What you are asked to do: Pictures stay out of the copy; restate everything else in the material exactly.

-- start of Recorded information --

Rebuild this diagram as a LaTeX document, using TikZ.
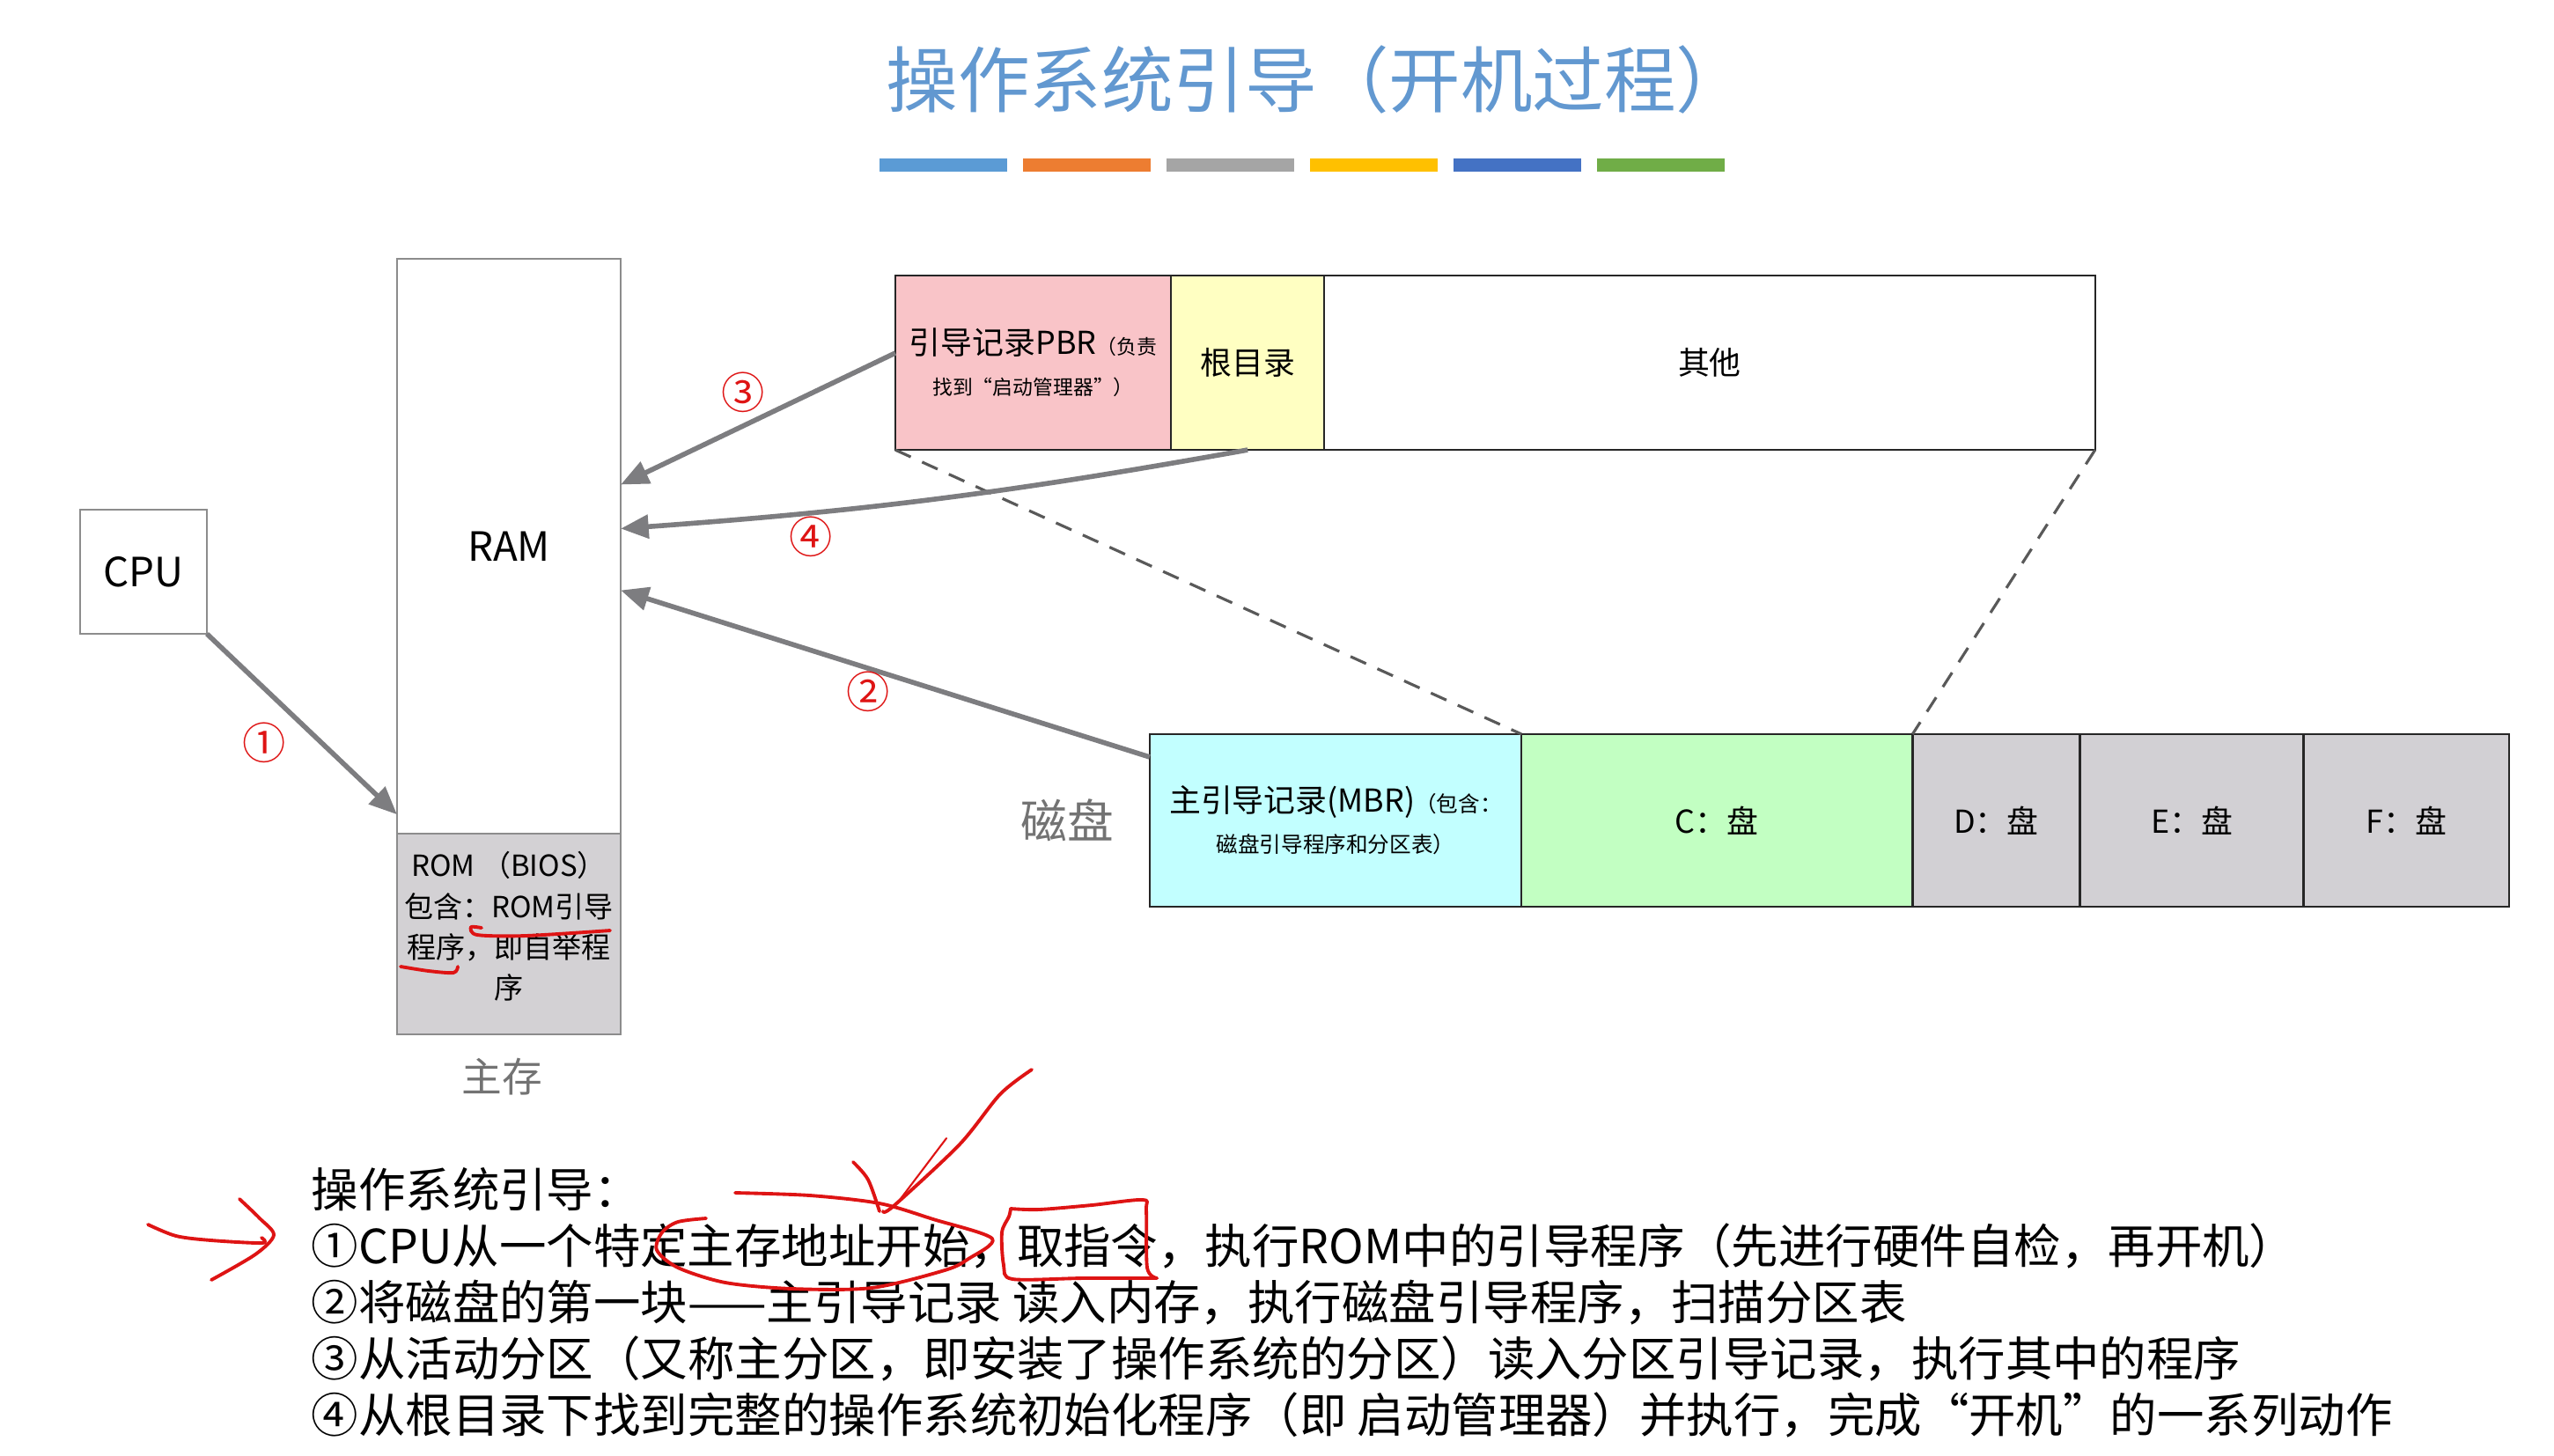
\documentclass[tikz,border=0pt]{standalone}
\usepackage{fontspec}
\setmainfont{Noto Sans CJK SC}
\usetikzlibrary{arrows.meta,positioning}

\definecolor{titleblue}{RGB}{98,152,208}
\definecolor{barA}{RGB}{91,155,213}
\definecolor{barB}{RGB}{237,125,49}
\definecolor{barC}{RGB}{165,165,165}
\definecolor{barD}{RGB}{255,192,0}
\definecolor{barE}{RGB}{68,114,196}
\definecolor{barF}{RGB}{112,173,71}
\definecolor{linegray}{RGB}{140,140,140}
\definecolor{arrowgray}{RGB}{125,125,128}
\definecolor{labelgray}{RGB}{115,115,115}
\definecolor{romgray}{RGB}{211,209,212}
\definecolor{diskgray}{RGB}{210,208,212}
\definecolor{pbrpink}{RGB}{249,196,200}
\definecolor{rootyellow}{RGB}{255,255,194}
\definecolor{mbrcyan}{RGB}{194,255,255}
\definecolor{cgreen}{RGB}{194,255,194}
\definecolor{penred}{RGB}{222,20,20}

\tikzset{
  memory/.style={draw=linegray, line width=0.5pt, fill=white, inner sep=0pt, outer sep=0pt,
    font=\fontsize{13}{15}\selectfont},
  part/.style={draw=black!85, line width=0.7pt, fill=white, inner sep=0pt, outer sep=0pt,
    minimum height=1.98cm, font=\fontsize{10.2}{12}\selectfont, align=center},
  flow/.style={draw=arrowgray, line width=1.6pt, -{Triangle[length=9pt,width=7.5pt]}},
  zoomline/.style={draw=black!65, line width=0.9pt, dash pattern=on 5.5pt off 4pt},
  stepno/.style={text=penred, font=\fontsize{14}{16}\selectfont, inner sep=0pt},
  tag/.style={text=labelgray, inner sep=0pt},
  pen/.style={draw=penred, line width=1.1pt, line cap=round, line join=round}
}

\begin{document}
\begin{tikzpicture}[x=0.01cm, y=-0.01cm]
  \useasboundingbox (0,0) rectangle (2901,1653);

  % title and colour bars
  \node[text=titleblue, font=\fontsize{23.2}{27}\selectfont, inner sep=0pt] (title) at (1496,90)
    {操作系统引导（开机过程）};
  \foreach \c [count=\i from 0] in {barA,barB,barC,barD,barE,barF}
    \fill[\c] ({999+\i*163},180) rectangle ++(145,15);

  % cpu and main memory
  \node[memory, minimum width=1.44cm, minimum height=1.41cm] (cpu) at (163,649.5) {CPU};
  \node[memory, minimum width=2.54cm, minimum height=6.53cm] (ram) at (578,620.5) {RAM};
  \node[memory, fill=romgray, minimum width=2.54cm, minimum height=2.28cm, below=0pt of ram] (rom) {};
  \node[inner sep=0pt, align=center, font=\fontsize{9.4}{13.1}\selectfont] (romtext)
    at ([yshift=0.09cm]rom.center) {ROM （BIOS）\\包含：ROM引导\\程序，即自举程\\序};
  \node[tag, font=\fontsize{13}{15}\selectfont] (mainmem) at (570,1223) {主存};

  % partition C: zoomed in
  \node[part, fill=pbrpink, minimum width=3.13cm] (pbr) at (1173.5,412)
    {引导记录PBR{\fontsize{6.5}{8}\selectfont（负责}\\[1pt]{\fontsize{6.5}{8}\selectfont 找到“启动管理器”）}};
  \node[part, fill=rootyellow, minimum width=1.74cm, right=0pt of pbr] (rootdir) {根目录};
  \node[part, minimum width=8.75cm, right=0pt of rootdir] (other) {其他};

  % disk
  \node[part, fill=mbrcyan, minimum width=4.22cm, minimum height=1.96cm] (mbr) at (1517,932)
    {主引导记录(MBR){\fontsize{7}{9}\selectfont（包含：}\\[1pt]{\fontsize{7}{9}\selectfont 磁盘引导程序和分区表）}};
  \node[part, fill=cgreen, minimum width=4.44cm, minimum height=1.96cm, right=0pt of mbr] (cdisk) {C：盘};
  \node[part, fill=diskgray, minimum width=1.90cm, minimum height=1.96cm, right=0pt of cdisk] (ddisk) {D：盘};
  \node[part, fill=diskgray, minimum width=2.54cm, minimum height=1.96cm, right=0pt of ddisk] (edisk) {E：盘};
  \node[part, fill=diskgray, minimum width=2.33cm, minimum height=1.96cm, right=0pt of edisk] (fdisk) {F：盘};
  \node[tag, font=\fontsize{15}{17}\selectfont] (disk) at (1212,932) {磁盘};

  \draw[zoomline] (pbr.south west) -- (cdisk.north west);
  \draw[zoomline] (other.south east) -- (cdisk.north east);

  % boot steps
  \draw[flow] (cpu.south east) -- ([yshift=0.22cm]ram.south west);
  \draw[flow] ([yshift=0.72cm]mbr.west) -- ([yshift=-0.5cm]ram.east);
  \draw[flow] ([yshift=0.11cm]pbr.west) -- ([yshift=0.7cm]ram.east);
  \draw[flow] (rootdir.south) to[bend left=3] ([yshift=0.2cm]ram.east);
  \node[stepno] (s1) at (300,844) {①};
  \node[stepno] (s2) at (986,786) {②};
  \node[stepno] (s3) at (844,446) {③};
  \node[stepno] (s4) at (921,610) {④};

  % explanation
  \node[anchor=north west, inner sep=0pt, align=left, font=\fontsize{15.2}{18.2}\selectfont] (steps) at (353,1326)
    {操作系统引导：\\
     ①CPU从一个特定主存地址开始，取指令，执行ROM中的引导程序（先进行硬件自检，再开机）\\
     ②将磁盘的第一块——主引导记录 读入内存，执行磁盘引导程序，扫描分区表\\
     ③从活动分区（又称主分区，即安装了操作系统的分区）读入分区引导记录，执行其中的程序\\
     ④从根目录下找到完整的操作系统初始化程序（即 启动管理器）并执行，完成“开机”的一系列动作};

  % hand-drawn marks
  \draw[pen] plot[smooth] coordinates {(168,1391) (200,1404) (240,1409) (298,1412) (297,1406)};
  \draw[pen] plot[smooth] coordinates {(272,1362) (295,1384) (311,1403) (290,1425) (240,1454)};
  \draw[pen] plot[smooth] coordinates {(1172,1215) (1136,1243) (1090,1300) (1015,1370) (1003,1376)};
  \draw[pen, line width=0.6pt] (1075,1293) -- (1019,1367);
  \draw[pen] plot[smooth] coordinates {(969,1320) (986,1340) (999,1376)};
  \draw[pen] plot[smooth] coordinates {(835,1355) (920,1358) (999,1367) (1060,1385) (1127,1407)
    (1100,1430) (1073,1443) (990,1463) (900,1464) (824,1457) (770,1440) (746,1420) (752,1400)
    (770,1388) (802,1384)};
  \draw[pen] plot[smooth] coordinates {(1148,1373) (1180,1374) (1240,1369) (1298,1363) (1302,1375)
    (1303,1440) (1314,1452)};
  \draw[pen] plot[smooth] coordinates {(1314,1452) (1230,1452) (1150,1453) (1140,1437) (1138,1400)
    (1146,1382) (1148,1373)};
  \draw[pen] plot[smooth] coordinates {(547,1054) (535,1053) (542,1062) (597,1063) (693,1057)};
  \draw[pen] plot[smooth] coordinates {(455,1098) (487,1103) (515,1105) (520,1098)};
\end{tikzpicture}
\end{document}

-- end of Recorded information --

Problem solution:
Rebuild this diagram as a LaTeX document, using TikZ.
\documentclass[tikz,border=0pt]{standalone}
\usepackage{fontspec}
\setmainfont{Noto Sans CJK SC}
\usetikzlibrary{arrows.meta,positioning}

\definecolor{titleblue}{RGB}{98,152,208}
\definecolor{barA}{RGB}{91,155,213}
\definecolor{barB}{RGB}{237,125,49}
\definecolor{barC}{RGB}{165,165,165}
\definecolor{barD}{RGB}{255,192,0}
\definecolor{barE}{RGB}{68,114,196}
\definecolor{barF}{RGB}{112,173,71}
\definecolor{linegray}{RGB}{140,140,140}
\definecolor{arrowgray}{RGB}{125,125,128}
\definecolor{labelgray}{RGB}{115,115,115}
\definecolor{romgray}{RGB}{211,209,212}
\definecolor{diskgray}{RGB}{210,208,212}
\definecolor{pbrpink}{RGB}{249,196,200}
\definecolor{rootyellow}{RGB}{255,255,194}
\definecolor{mbrcyan}{RGB}{194,255,255}
\definecolor{cgreen}{RGB}{194,255,194}
\definecolor{penred}{RGB}{222,20,20}

\tikzset{
  memory/.style={draw=linegray, line width=0.5pt, fill=white, inner sep=0pt, outer sep=0pt,
    font=\fontsize{13}{15}\selectfont},
  part/.style={draw=black!85, line width=0.7pt, fill=white, inner sep=0pt, outer sep=0pt,
    minimum height=1.98cm, font=\fontsize{10.2}{12}\selectfont, align=center},
  flow/.style={draw=arrowgray, line width=1.6pt, -{Triangle[length=9pt,width=7.5pt]}},
  zoomline/.style={draw=black!65, line width=0.9pt, dash pattern=on 5.5pt off 4pt},
  stepno/.style={text=penred, font=\fontsize{14}{16}\selectfont, inner sep=0pt},
  tag/.style={text=labelgray, inner sep=0pt},
  pen/.style={draw=penred, line width=1.1pt, line cap=round, line join=round}
}

\begin{document}
\begin{tikzpicture}[x=0.01cm, y=-0.01cm]
  \useasboundingbox (0,0) rectangle (2901,1653);

  % title and colour bars
  \node[text=titleblue, font=\fontsize{23.2}{27}\selectfont, inner sep=0pt] (title) at (1496,90)
    {操作系统引导（开机过程）};
  \foreach \c [count=\i from 0] in {barA,barB,barC,barD,barE,barF}
    \fill[\c] ({999+\i*163},180) rectangle ++(145,15);

  % cpu and main memory
  \node[memory, minimum width=1.44cm, minimum height=1.41cm] (cpu) at (163,649.5) {CPU};
  \node[memory, minimum width=2.54cm, minimum height=6.53cm] (ram) at (578,620.5) {RAM};
  \node[memory, fill=romgray, minimum width=2.54cm, minimum height=2.28cm, below=0pt of ram] (rom) {};
  \node[inner sep=0pt, align=center, font=\fontsize{9.4}{13.1}\selectfont] (romtext)
    at ([yshift=0.09cm]rom.center) {ROM （BIOS）\\包含：ROM引导\\程序，即自举程\\序};
  \node[tag, font=\fontsize{13}{15}\selectfont] (mainmem) at (570,1223) {主存};

  % partition C: zoomed in
  \node[part, fill=pbrpink, minimum width=3.13cm] (pbr) at (1173.5,412)
    {引导记录PBR{\fontsize{6.5}{8}\selectfont（负责}\\[1pt]{\fontsize{6.5}{8}\selectfont 找到“启动管理器”）}};
  \node[part, fill=rootyellow, minimum width=1.74cm, right=0pt of pbr] (rootdir) {根目录};
  \node[part, minimum width=8.75cm, right=0pt of rootdir] (other) {其他};

  % disk
  \node[part, fill=mbrcyan, minimum width=4.22cm, minimum height=1.96cm] (mbr) at (1517,932)
    {主引导记录(MBR){\fontsize{7}{9}\selectfont（包含：}\\[1pt]{\fontsize{7}{9}\selectfont 磁盘引导程序和分区表）}};
  \node[part, fill=cgreen, minimum width=4.44cm, minimum height=1.96cm, right=0pt of mbr] (cdisk) {C：盘};
  \node[part, fill=diskgray, minimum width=1.90cm, minimum height=1.96cm, right=0pt of cdisk] (ddisk) {D：盘};
  \node[part, fill=diskgray, minimum width=2.54cm, minimum height=1.96cm, right=0pt of ddisk] (edisk) {E：盘};
  \node[part, fill=diskgray, minimum width=2.33cm, minimum height=1.96cm, right=0pt of edisk] (fdisk) {F：盘};
  \node[tag, font=\fontsize{15}{17}\selectfont] (disk) at (1212,932) {磁盘};

  \draw[zoomline] (pbr.south west) -- (cdisk.north west);
  \draw[zoomline] (other.south east) -- (cdisk.north east);

  % boot steps
  \draw[flow] (cpu.south east) -- ([yshift=0.22cm]ram.south west);
  \draw[flow] ([yshift=0.72cm]mbr.west) -- ([yshift=-0.5cm]ram.east);
  \draw[flow] ([yshift=0.11cm]pbr.west) -- ([yshift=0.7cm]ram.east);
  \draw[flow] (rootdir.south) to[bend left=3] ([yshift=0.2cm]ram.east);
  \node[stepno] (s1) at (300,844) {①};
  \node[stepno] (s2) at (986,786) {②};
  \node[stepno] (s3) at (844,446) {③};
  \node[stepno] (s4) at (921,610) {④};

  % explanation
  \node[anchor=north west, inner sep=0pt, align=left, font=\fontsize{15.2}{18.2}\selectfont] (steps) at (353,1326)
    {操作系统引导：\\
     ①CPU从一个特定主存地址开始，取指令，执行ROM中的引导程序（先进行硬件自检，再开机）\\
     ②将磁盘的第一块——主引导记录 读入内存，执行磁盘引导程序，扫描分区表\\
     ③从活动分区（又称主分区，即安装了操作系统的分区）读入分区引导记录，执行其中的程序\\
     ④从根目录下找到完整的操作系统初始化程序（即 启动管理器）并执行，完成“开机”的一系列动作};

  % hand-drawn marks
  \draw[pen] plot[smooth] coordinates {(168,1391) (200,1404) (240,1409) (298,1412) (297,1406)};
  \draw[pen] plot[smooth] coordinates {(272,1362) (295,1384) (311,1403) (290,1425) (240,1454)};
  \draw[pen] plot[smooth] coordinates {(1172,1215) (1136,1243) (1090,1300) (1015,1370) (1003,1376)};
  \draw[pen, line width=0.6pt] (1075,1293) -- (1019,1367);
  \draw[pen] plot[smooth] coordinates {(969,1320) (986,1340) (999,1376)};
  \draw[pen] plot[smooth] coordinates {(835,1355) (920,1358) (999,1367) (1060,1385) (1127,1407)
    (1100,1430) (1073,1443) (990,1463) (900,1464) (824,1457) (770,1440) (746,1420) (752,1400)
    (770,1388) (802,1384)};
  \draw[pen] plot[smooth] coordinates {(1148,1373) (1180,1374) (1240,1369) (1298,1363) (1302,1375)
    (1303,1440) (1314,1452)};
  \draw[pen] plot[smooth] coordinates {(1314,1452) (1230,1452) (1150,1453) (1140,1437) (1138,1400)
    (1146,1382) (1148,1373)};
  \draw[pen] plot[smooth] coordinates {(547,1054) (535,1053) (542,1062) (597,1063) (693,1057)};
  \draw[pen] plot[smooth] coordinates {(455,1098) (487,1103) (515,1105) (520,1098)};
\end{tikzpicture}
\end{document}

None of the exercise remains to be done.